TASK STATEMENT
Quote, without change, all of the lines that follow.
#####
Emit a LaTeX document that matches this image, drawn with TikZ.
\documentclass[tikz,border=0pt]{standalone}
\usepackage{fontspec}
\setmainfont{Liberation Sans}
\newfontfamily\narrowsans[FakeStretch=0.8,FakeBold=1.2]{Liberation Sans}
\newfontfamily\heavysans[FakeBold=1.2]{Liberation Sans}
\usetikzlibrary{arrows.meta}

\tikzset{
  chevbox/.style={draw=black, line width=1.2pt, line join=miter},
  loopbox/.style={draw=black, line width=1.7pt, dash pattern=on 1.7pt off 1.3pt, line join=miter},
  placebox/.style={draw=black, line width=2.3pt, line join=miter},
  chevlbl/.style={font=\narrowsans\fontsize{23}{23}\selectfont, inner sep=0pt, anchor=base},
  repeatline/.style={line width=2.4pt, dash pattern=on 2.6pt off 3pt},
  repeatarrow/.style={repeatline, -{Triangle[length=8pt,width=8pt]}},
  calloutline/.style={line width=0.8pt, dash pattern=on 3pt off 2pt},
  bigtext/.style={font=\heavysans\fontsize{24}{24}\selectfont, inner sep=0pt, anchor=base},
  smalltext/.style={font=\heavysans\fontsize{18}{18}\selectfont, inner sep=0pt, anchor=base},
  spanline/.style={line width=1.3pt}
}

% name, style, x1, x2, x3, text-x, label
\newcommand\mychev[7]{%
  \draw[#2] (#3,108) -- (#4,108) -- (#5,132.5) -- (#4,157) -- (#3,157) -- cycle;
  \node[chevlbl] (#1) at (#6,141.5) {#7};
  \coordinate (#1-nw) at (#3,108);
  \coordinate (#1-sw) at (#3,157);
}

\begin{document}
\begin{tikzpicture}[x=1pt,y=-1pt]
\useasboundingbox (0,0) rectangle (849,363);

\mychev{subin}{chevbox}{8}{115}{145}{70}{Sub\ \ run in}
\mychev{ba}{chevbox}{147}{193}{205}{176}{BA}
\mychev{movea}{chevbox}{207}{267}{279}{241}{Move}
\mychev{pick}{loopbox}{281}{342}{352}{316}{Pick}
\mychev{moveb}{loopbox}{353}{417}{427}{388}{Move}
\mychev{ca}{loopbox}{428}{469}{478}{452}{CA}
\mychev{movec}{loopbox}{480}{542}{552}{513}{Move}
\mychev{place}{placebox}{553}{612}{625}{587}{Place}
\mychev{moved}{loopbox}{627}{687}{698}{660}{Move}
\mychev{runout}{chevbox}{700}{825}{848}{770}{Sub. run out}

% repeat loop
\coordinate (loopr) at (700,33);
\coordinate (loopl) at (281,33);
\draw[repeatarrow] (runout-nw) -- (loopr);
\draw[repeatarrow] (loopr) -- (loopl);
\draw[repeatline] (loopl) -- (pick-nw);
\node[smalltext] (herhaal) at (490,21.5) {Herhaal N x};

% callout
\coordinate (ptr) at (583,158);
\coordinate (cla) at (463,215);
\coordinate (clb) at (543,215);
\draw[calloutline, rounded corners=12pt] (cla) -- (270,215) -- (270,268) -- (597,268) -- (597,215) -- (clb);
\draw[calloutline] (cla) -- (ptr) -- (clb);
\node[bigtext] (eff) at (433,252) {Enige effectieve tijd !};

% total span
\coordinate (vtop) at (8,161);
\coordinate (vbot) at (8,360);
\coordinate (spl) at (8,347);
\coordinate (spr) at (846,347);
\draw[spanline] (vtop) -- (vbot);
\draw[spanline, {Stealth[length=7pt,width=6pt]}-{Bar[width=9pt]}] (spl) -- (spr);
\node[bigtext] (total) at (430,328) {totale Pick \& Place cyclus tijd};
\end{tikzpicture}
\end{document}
#####
PROBLEM SOLUTION
Emit a LaTeX document that matches this image, drawn with TikZ.
\documentclass[tikz,border=0pt]{standalone}
\usepackage{fontspec}
\setmainfont{Liberation Sans}
\newfontfamily\narrowsans[FakeStretch=0.8,FakeBold=1.2]{Liberation Sans}
\newfontfamily\heavysans[FakeBold=1.2]{Liberation Sans}
\usetikzlibrary{arrows.meta}

\tikzset{
  chevbox/.style={draw=black, line width=1.2pt, line join=miter},
  loopbox/.style={draw=black, line width=1.7pt, dash pattern=on 1.7pt off 1.3pt, line join=miter},
  placebox/.style={draw=black, line width=2.3pt, line join=miter},
  chevlbl/.style={font=\narrowsans\fontsize{23}{23}\selectfont, inner sep=0pt, anchor=base},
  repeatline/.style={line width=2.4pt, dash pattern=on 2.6pt off 3pt},
  repeatarrow/.style={repeatline, -{Triangle[length=8pt,width=8pt]}},
  calloutline/.style={line width=0.8pt, dash pattern=on 3pt off 2pt},
  bigtext/.style={font=\heavysans\fontsize{24}{24}\selectfont, inner sep=0pt, anchor=base},
  smalltext/.style={font=\heavysans\fontsize{18}{18}\selectfont, inner sep=0pt, anchor=base},
  spanline/.style={line width=1.3pt}
}

% name, style, x1, x2, x3, text-x, label
\newcommand\mychev[7]{%
  \draw[#2] (#3,108) -- (#4,108) -- (#5,132.5) -- (#4,157) -- (#3,157) -- cycle;
  \node[chevlbl] (#1) at (#6,141.5) {#7};
  \coordinate (#1-nw) at (#3,108);
  \coordinate (#1-sw) at (#3,157);
}

\begin{document}
\begin{tikzpicture}[x=1pt,y=-1pt]
\useasboundingbox (0,0) rectangle (849,363);

\mychev{subin}{chevbox}{8}{115}{145}{70}{Sub\ \ run in}
\mychev{ba}{chevbox}{147}{193}{205}{176}{BA}
\mychev{movea}{chevbox}{207}{267}{279}{241}{Move}
\mychev{pick}{loopbox}{281}{342}{352}{316}{Pick}
\mychev{moveb}{loopbox}{353}{417}{427}{388}{Move}
\mychev{ca}{loopbox}{428}{469}{478}{452}{CA}
\mychev{movec}{loopbox}{480}{542}{552}{513}{Move}
\mychev{place}{placebox}{553}{612}{625}{587}{Place}
\mychev{moved}{loopbox}{627}{687}{698}{660}{Move}
\mychev{runout}{chevbox}{700}{825}{848}{770}{Sub. run out}

% repeat loop
\coordinate (loopr) at (700,33);
\coordinate (loopl) at (281,33);
\draw[repeatarrow] (runout-nw) -- (loopr);
\draw[repeatarrow] (loopr) -- (loopl);
\draw[repeatline] (loopl) -- (pick-nw);
\node[smalltext] (herhaal) at (490,21.5) {Herhaal N x};

% callout
\coordinate (ptr) at (583,158);
\coordinate (cla) at (463,215);
\coordinate (clb) at (543,215);
\draw[calloutline, rounded corners=12pt] (cla) -- (270,215) -- (270,268) -- (597,268) -- (597,215) -- (clb);
\draw[calloutline] (cla) -- (ptr) -- (clb);
\node[bigtext] (eff) at (433,252) {Enige effectieve tijd !};

% total span
\coordinate (vtop) at (8,161);
\coordinate (vbot) at (8,360);
\coordinate (spl) at (8,347);
\coordinate (spr) at (846,347);
\draw[spanline] (vtop) -- (vbot);
\draw[spanline, {Stealth[length=7pt,width=6pt]}-{Bar[width=9pt]}] (spl) -- (spr);
\node[bigtext] (total) at (430,328) {totale Pick \& Place cyclus tijd};
\end{tikzpicture}
\end{document}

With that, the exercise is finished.